How the Nasse-Wilson feud unfolded came following a restart on Lap 52 of 125 when the pair made it three-wide with Wilson sandwiched between race leader Bubba Pollard near the apron and Nasse near the outside wall.
“Restarts are where you’re gonna gain,” Nasse explained. “Four or five laps later the field usually fans out and goes single-file. The way I was looking at it, at the time, was any racer wants to try to move through when there’s an opportunity.
“Donnie was crowding up the front straightaway when he didn’t get a good restart. I was outta room up at the wall. Bubba was digging on the inside, and I know I’ve got speed to stay with him. I had the position on Donnie, so I stayed there and he came across me. It was all three hard-nosed racers trying to get it all.”
But only Pollard escaped. Nasse and Wilson’s cars came to a stop at the exit of Turn No. 1. As captured from different angles in the crowd, a furious Nasse climbed out of his No. 51 and marched toward the window net of Wilson’s No. 2.
Spewing a slew of profanities and other choice words at Wilson, Nasse expected that would be enough to lure Wilson out of his car.
“He’s got a past history with his attitude and throwing fits and stuff,” said Wilson, who took Nasse’s verbal onslaught in stride. “I’ve got nothing bad to say about the kid; he’s a really good racecar driver. He just needs to control his emotions. Whether it’s a good day or bad day, you learn from it.”
Instead, Nasse said Wilson tugged on his radio cord, which is why in the many videos you can see Nasse jerk back from Wilson’s window net.
“My dad has always taught me to stand up for myself,” Nasse said. “And I can understand why fans say Wilson may have been defenseless. But, if somebody is hitting me like that, I’m climbing outta the right side of car or the left side if they back up like I did.
“Instead, I get this deer in the headlights stare from him. That (upset) me off even more. He claims he boxes as a hobby, but I don’t know how much he wanted to fight. If I’m boxer, I’m getting out of the car and beating your (butt). That’s me. And, I’m a big boy. You’d be surprised how fast I can get out of that car. And nothing’s gonna stop me from getting out.”
Nothing stopped Nasse, who peppered Wilson’s window net with a serious of combinations.
Wilson said it wasn’t for a lack of trying to escape his car.
“I was trying to climb out as fast as I could,” he said. “But by the time I got out, security was there. I train in boxing, so I ain’t got any problems there.”
It was tough to tell how many landed on Wilson, but Nasse finally got what he wanted when Wilson began to climb out of his car.
By that time, track officials had arrived and were busy trying to separate the two, whose sparring match had turned into a wrasslin’ affair.
Finally apart and order restored, fans quickly tagged Nasse as the “heel” of the fight, as the crowd relentlessly showed their displeasure with him as he made the long walk back to his pits.
“The fans know, when you see a guy come to another racecar and wail on the driver, that’s chicken,” Wilson said. “You wanna fight?
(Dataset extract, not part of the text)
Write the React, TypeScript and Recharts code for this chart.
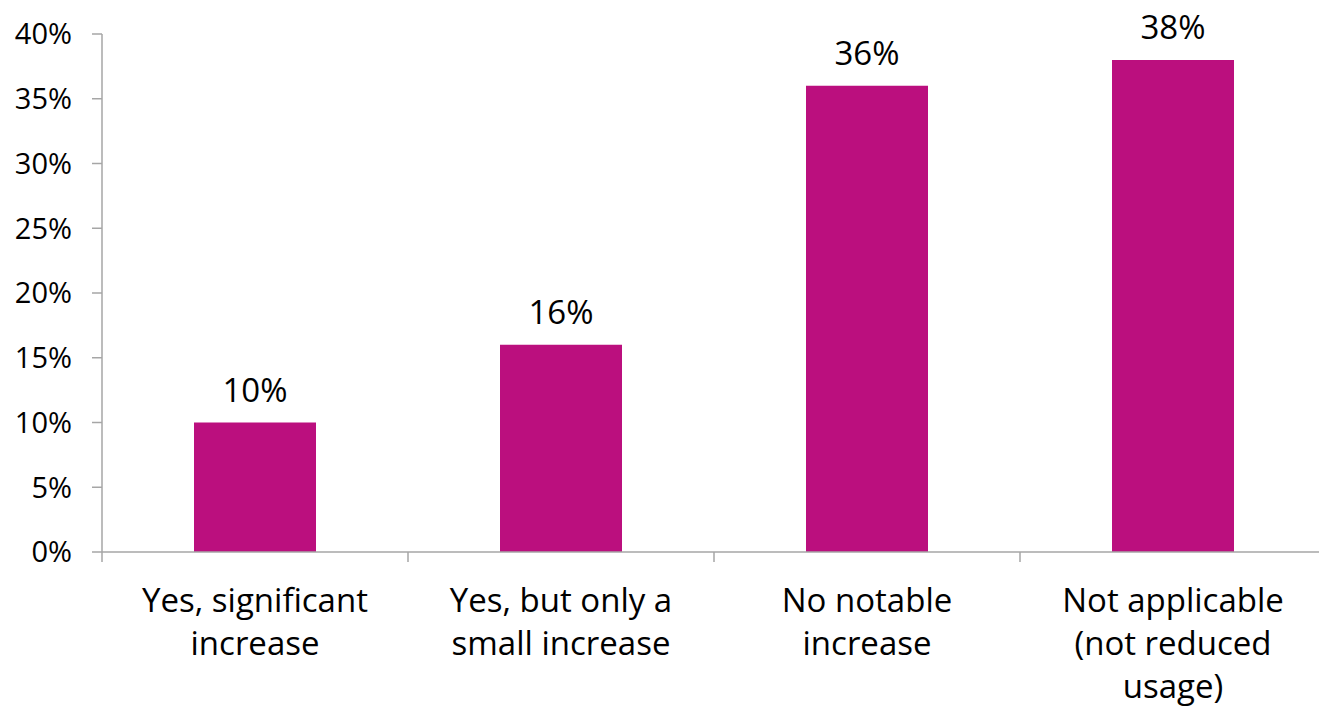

Let me get out my car, and we’ll get after it and settle it like men, not like coward.
“The moral of the story is it’s all behind us. We’re racers not fighters, and I wanna win some races. I hate it, and I know he hates it after it’s all transpired. If that happens with two (laps) or three to go, I think everything is fair. But only 50 laps in, you gotta use your head and back off. That’s the way I look at it.”
Nasse knows one way to quiet the haters this week.
“It’s not going to matter if I’m in Victory Lane,” he said.